Briefly the background of this ruling is that on the 5th April 2017 the applicant filed an application MC 13 of 2017 for an order restraining the respondent Company from holding the meeting scheduled for 6th April 2017 and costs of the application. On the same day they also filed an application MA 225 of 2017 for interim order restraining the respondent Company from holding the meeting scheduled for 6th April 2017 until the main application has been disposed of and costs of the application.  This court entertained the interim application before the Registrar and granted the interim injunction. On the 5th April 2017 the respondent Company filed an application to set aside the interim injunction MA 98 of 2017.  On the 20th June 2017 the applicant filed an application MA 419 of 2017 to amend the main application by adding prayers for orders that a forensic audit be done on the respondent Company from 2007 to date by a reputable firm and the Managing Director be suspended pending the audit.  When the hearing of the application to set aside the interim order came up for hearing counsel for both parties agreed to try settling the matter by consent.  Following this representation this court adjourned to allow the parties time to consider settling the matter.   On the 6th July 2017 parties appeared before this court and both counsel agreed that all the applications be withdrawn including the main application, and that the interim order be vacated.  Following this, by the consent of the parties court vacated the interim injunction and the application to set it aside and was left with only the main application in which the parties entered a compromise by agreeing that an audit of the company be done.  As a result counsel for the applicant suggested the firm of Price Water House Coopers to do the audit but the respondents were not agreeable to this.  This court then adjourned the matter for a week to the 13th July 2017 to allow the parties time to agree on an external auditor.  When the matter came up, the previous Counsel Kamusiime was replaced by Mr.

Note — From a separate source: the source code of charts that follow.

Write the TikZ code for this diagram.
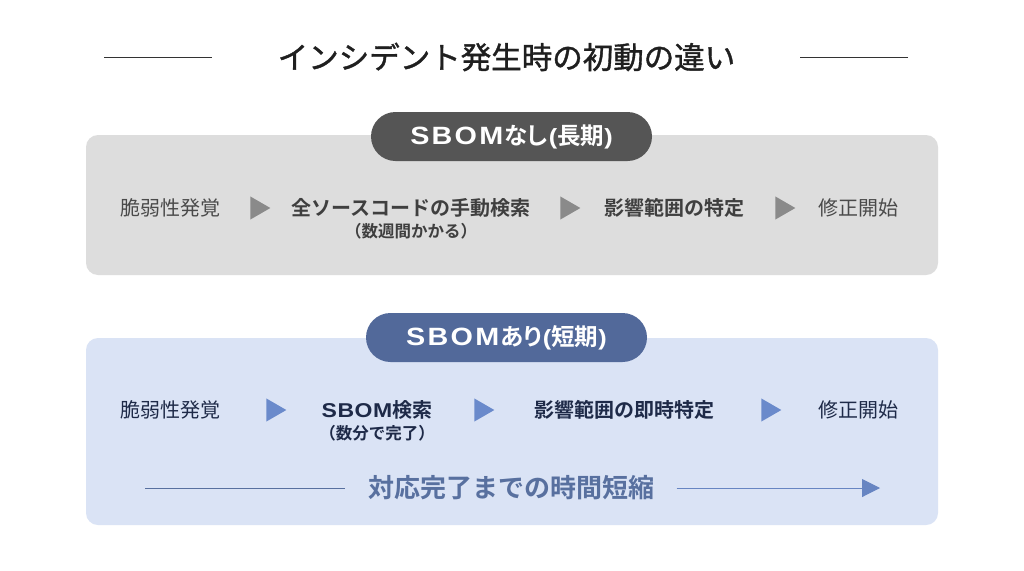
\documentclass[tikz,border=0pt]{standalone}
\usepackage{fontspec}
\newfontfamily\jp{Noto Sans CJK JP}[BoldFont={Noto Sans CJK JP Bold}]
\newfontfamily\jpp{Noto Sans CJK JP}[BoldFont={Noto Sans CJK JP Bold},RawFeature=+palt]
\newfontfamily\jpmed{Noto Sans CJK JP}[FakeBold=1.2]
\newfontfamily\lat{Liberation Sans}[FakeStretch=1.15]
\usetikzlibrary{shapes.geometric,arrows.meta}
\definecolor{boxgray}{HTML}{DDDDDD}
\definecolor{pillgray}{HTML}{555555}
\definecolor{txtgray}{HTML}{4A4A4A}
\definecolor{arrgray}{HTML}{8A8A8A}
\definecolor{boxblue}{HTML}{DAE3F5}
\definecolor{pillblue}{HTML}{52699A}
\definecolor{txtnavy}{HTML}{1E2A48}
\definecolor{arrblue}{HTML}{6A8ACB}
\definecolor{midblue}{HTML}{58709F}
\newcommand\pilltext[2]{{\lat\bfseries\fontsize{25}{28}\selectfont\addfontfeature{LetterSpace=9}SBOM}\kern1pt#1{\lat\bfseries\fontsize{22}{26}\selectfont\kern1pt(}#2{\lat\bfseries\fontsize{22}{26}\selectfont)}}
\tikzset{
  panel/.style={rounded corners=12pt, draw=none},
  pill/.style={rounded corners=24.5pt, minimum width=281pt, minimum height=49pt, inner sep=0pt, text=white, font=\jpp\bfseries\fontsize{23.5}{27}\selectfont},
  steptxt/.style={inner sep=0pt, font=\jp\fontsize{20}{24}\selectfont},
  stepbold/.style={inner sep=0pt, font=\jp\bfseries\fontsize{20}{24}\selectfont},
  subtxt/.style={inner sep=0pt, font=\jp\bfseries\fontsize{16.5}{20}\selectfont},
  tri/.style={shape=isosceles triangle, isosceles triangle apex angle=60, minimum width=20pt, minimum height=20pt, inner sep=0pt, draw=none},
}
\begin{document}
\begin{tikzpicture}[x=1pt,y=-1pt]
\useasboundingbox (0,0) rectangle (1024,570);
\fill[white] (0,0) rectangle (1024,570);
% title
\node[inner sep=0pt, font=\jpmed\fontsize{30.5}{36}\selectfont, text=black!88] (title) at (506.5,57) {インシデント発生時の初動の違い};
\coordinate (tl1) at (104,57);
\coordinate (tr2) at (908,57);
\draw[line width=1pt, black!80] (tl1) -- ++(108,0);
\draw[line width=1pt, black!80] (tr2) -- ++(-108,0);
% panel 1
\fill[panel, boxgray] (86,135) rectangle (938,275);
\node[pill, fill=pillgray] (p1) at (511.5,136.5) {\pilltext{なし}{長期}};
\node[steptxt, text=txtgray] (a1) at (170,208) {脆弱性発覚};
\node[tri, fill=arrgray] (r1) at (257,208) {};
\node[stepbold, text=txtgray!85!black] (a2) at (411,208) {全ソースコードの手動検索};
\node[subtxt, text=txtgray!85!black] (a2s) at (411,231) {（数週間かかる）};
\node[tri, fill=arrgray] (r2) at (567,208) {};
\node[stepbold, text=txtgray!85!black] (a3) at (674,208) {影響範囲の特定};
\node[tri, fill=arrgray] (r3) at (782,208) {};
\node[steptxt, text=txtgray] (a4) at (858,208) {修正開始};
% panel 2
\fill[panel, boxblue] (86,338) rectangle (938,525);
\node[pill, fill=pillblue] (p2) at (506.5,337.5) {\pilltext{あり}{短期}};
\node[steptxt, text=txtnavy] (b1) at (170,410) {脆弱性発覚};
\node[tri, fill=arrblue] (s1) at (273,410) {};
\node[stepbold, text=txtnavy] (b2) at (377,410) {{\lat\bfseries\addfontfeature{LetterSpace=3}SBOM}検索};
\node[subtxt, text=txtnavy] (b2s) at (377,433) {（数分で完了）};
\node[tri, fill=arrblue] (s2) at (481,410) {};
\node[stepbold, text=txtnavy] (b3) at (624,410) {影響範囲の即時特定};
\node[tri, fill=arrblue] (s3) at (768,410) {};
\node[steptxt, text=txtnavy] (b4) at (858,410) {修正開始};
% bottom
\node[inner sep=0pt, font=\jp\bfseries\fontsize{26}{30}\selectfont, text=midblue] (c) at (511.5,488) {対応完了までの時間短縮};
\coordinate (cl) at (145,488);
\coordinate (cr) at (880,488);
\draw[line width=1pt, midblue] (cl) -- ([xshift=-23pt]c.west |- cl);
\draw[line width=1pt, midblue, -{Triangle[length=18pt,width=18pt]}, arrblue!80!midblue] ([xshift=22pt]c.east |- cr) -- (cr);
\end{tikzpicture}
\end{document}
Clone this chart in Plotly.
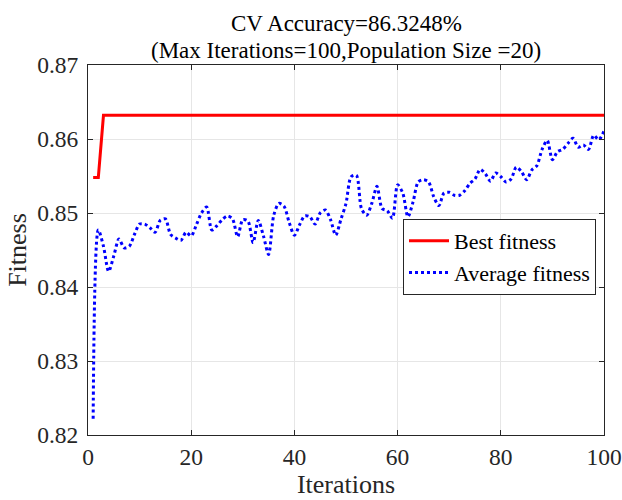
import plotly.graph_objects as go

iterations = list(range(1, 101))

best_fitness = [0.8548, 0.8548] + [0.8632] * 98

avg_fitness = [
    0.8222, 0.8477, 0.8455, 0.8421, 0.8442, 0.8465, 0.8453, 0.8455, 0.8471, 0.8485,
    0.8485, 0.8480, 0.8474, 0.8490, 0.8492, 0.8471, 0.8466, 0.8463, 0.8474, 0.8469,
    0.8484, 0.8500, 0.8508, 0.8477, 0.8483, 0.8491, 0.8496, 0.8492, 0.8468, 0.8491,
    0.8489, 0.8460, 0.8490, 0.8469, 0.8444, 0.8497, 0.8513, 0.8509, 0.8487, 0.8470,
    0.8484, 0.8496, 0.8495, 0.8485, 0.8500, 0.8504, 0.8491, 0.8470, 0.8491, 0.8513,
    0.8549, 0.8551, 0.8506, 0.8497, 0.8513, 0.8536, 0.8506, 0.8503, 0.8493, 0.8538,
    0.8527, 0.8495, 0.8515, 0.8542, 0.8545, 0.8542, 0.8522, 0.8510, 0.8527, 0.8528,
    0.8524, 0.8524, 0.8530, 0.8540, 0.8546, 0.8559, 0.8553, 0.8543, 0.8554, 0.8549,
    0.8542, 0.8546, 0.8562, 0.8556, 0.8545, 0.8558, 0.8564, 0.8586, 0.8598, 0.8572,
    0.8583, 0.8586, 0.8594, 0.8601, 0.8589, 0.8592, 0.8586, 0.8605, 0.8599, 0.8611,
]

x_ticks = [0, 20, 40, 60, 80, 100]
y_ticks = [0.82, 0.83, 0.84, 0.85, 0.86, 0.87]

title_lines = ["CV Accuracy=86.3248%", "(Max Iterations=100,Population Size =20)"]

FONT = "Liberation Serif, Times New Roman, serif"

# plot area in pixels
L, R, T, B = 88, 604, 65, 435
W, H = 622, 500

fig = go.Figure()
fig.add_trace(go.Scatter(
    x=iterations, y=best_fitness, mode="lines", name="Best fitness",
    line=dict(color="#ff0000", width=3),
))
fig.add_trace(go.Scatter(
    x=iterations, y=avg_fitness, mode="lines", name="Average fitness",
    line=dict(color="#0000ff", width=3, dash="dot", shape="spline", smoothing=0.8),
))

axis_common = dict(
    showline=True, linecolor="#262626", linewidth=1, mirror="ticks",
    ticks="inside", ticklen=5, tickcolor="#262626",
    showgrid=True, gridcolor="#e6e6e6", gridwidth=1, zeroline=False,
    automargin=False,
    tickfont=dict(family=FONT, size=23.5, color="#262626"),
)

title_px = [23, 51]
annotations = [
    dict(text=t, xref="paper", yref="paper", x=0.5, y=(B - py) / (B - T),
         xanchor="center", yanchor="middle", showarrow=False,
         font=dict(family=FONT, size=23, color="#000000"))
    for t, py in zip(title_lines, title_px)
]

fig.update_layout(
    width=W, height=H,
    margin=dict(l=L, r=W - R, t=T, b=H - B),
    paper_bgcolor="white", plot_bgcolor="white",
    font=dict(family=FONT, color="#262626"),
    annotations=annotations,
    xaxis=dict(
        range=[0, 100], tickvals=x_ticks, ticklabelstandoff=1,
        title=dict(text="Iterations", font=dict(family=FONT, size=26, color="#262626"), standoff=5),
        **axis_common,
    ),
    yaxis=dict(
        range=[0.82, 0.87], tickvals=y_ticks, tickformat=".2f", ticklabelstandoff=4,
        title=dict(text="Fitness", font=dict(family=FONT, size=26, color="#262626"), standoff=3),
        **axis_common,
    ),
    legend=dict(
        x=(403 - L) / (R - L), y=(B - 219) / (B - T), xanchor="left", yanchor="top",
        bgcolor="white", bordercolor="#262626", borderwidth=1,
        font=dict(family=FONT, size=22, color="#000000"),
        itemwidth=40, tracegroupgap=0,
    ),
    showlegend=True,
)

fig.write_html("out.html")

Birungi who then challenged what this court had done.

 

The reasons that counsel gave were that auditors are appointed by the members in Annual General Meeting of the Company and that there is already available audits internally done by the internal auditors.  That this is an application to stop a meeting and so court must restrict itself to the pleadings before it.  That bringing in issues of the audit amounts to diverting the issues.  That affairs of a Company are run by the Articles and Memorandum of Association of the Company.  That since the Company already conducted an audit, there is no need to conduct a fresh audit since the applicants have not challenged the current audit.

 

In reply counsel for the applicant submitted that it is true the affairs of the Company are run by the Articles and Memorandum of Association but where there is a failure by the Company to call any Annual General Meeting for 10 (ten) years then there is a problem.  That what their client is looking for is to see what is in the Company.  That even the other orders which the respondent’s counsel claims are not part of the application were added through the application for leave to amend the main application.  That the applicant is also not trying to challenge the audit of Mungereza but is simply saying that he needs an independent audit because the respondent accepted the Company is not doing well.

 

This court was taken aback by the submissions of counsel Birungi.  The counsel whom this court considered to be duly instructed progressively agreed on several issues which this court followed in the spirit of settling this matter amicably.  In my view the parties had properly identified where the dispute was coming from and resolved it on the terms they had chosen.  What was remaining was decision on which firm would conduct the audit.  I therefore find it unreasonable for Mr. Birungi to take us back after this court has even struck out some applications on the basis of the consent of the respective counsel.  The application has already been compromised and the only issue remaining is who will conduct the external audit.  All the actions taken by Mr. Birungi’s colleague before Mr. Birungi took over is binding on him and so he cannot depart from the same.  This court is also suspicious as to why the respondent Company is resisting an audit to verify the true position of the Company if they have nothing to hide.

 

The parties’ counsel entered a compromise which under order 25 rule 6 of the Civil Procedure Rules is not a mere agreement but rather a judgment of court. In Saroj Gandesha Vs Transroad SCCA No. 13 of 2009 per Katureebe JSC it was held that:

 “A judgment entered on an agreement, which receives the sanction of the court, and it constitutes a contract between the parties to the agreement, operates as an adjudication between them and when court gives the agreement its sanction, becomes a judgment of the court.”

 

This court gave the compromise its sanction when it vacated the application to set aside the interim order in this case. Therefore this becomes the adjudication of this court on the matter before it.

 

For those reasons this court directs that the parties appoint an agreeable reputable firm to conduct an audit of the company’s financial position from 2007 to the date of this order.  In the event that the parties fail to agree it is hereby ordered that the audit firm JSR Certified Accountants which was chosen and proposed by the applicant shall be the firm to conduct the audit.

 

I so order.

 

Stephen Musota

J U D G E

13.09.2017.

 

 

 

 

 

 

 

 

 

13.09.2017:-

Mr. MacDosman Kabega for applicant.

Mr. Birungi for respondent absent.

Both parties absent.

Ms. Ejang D. Clerk.

 

Counsel for the applicant:-

The latter is for ruling, it was supposed to have come earlier on 30/8/2017 but didn’t take off because of what was taking place in the court.

 

 

Court:-

Ruling read and delivered in open court.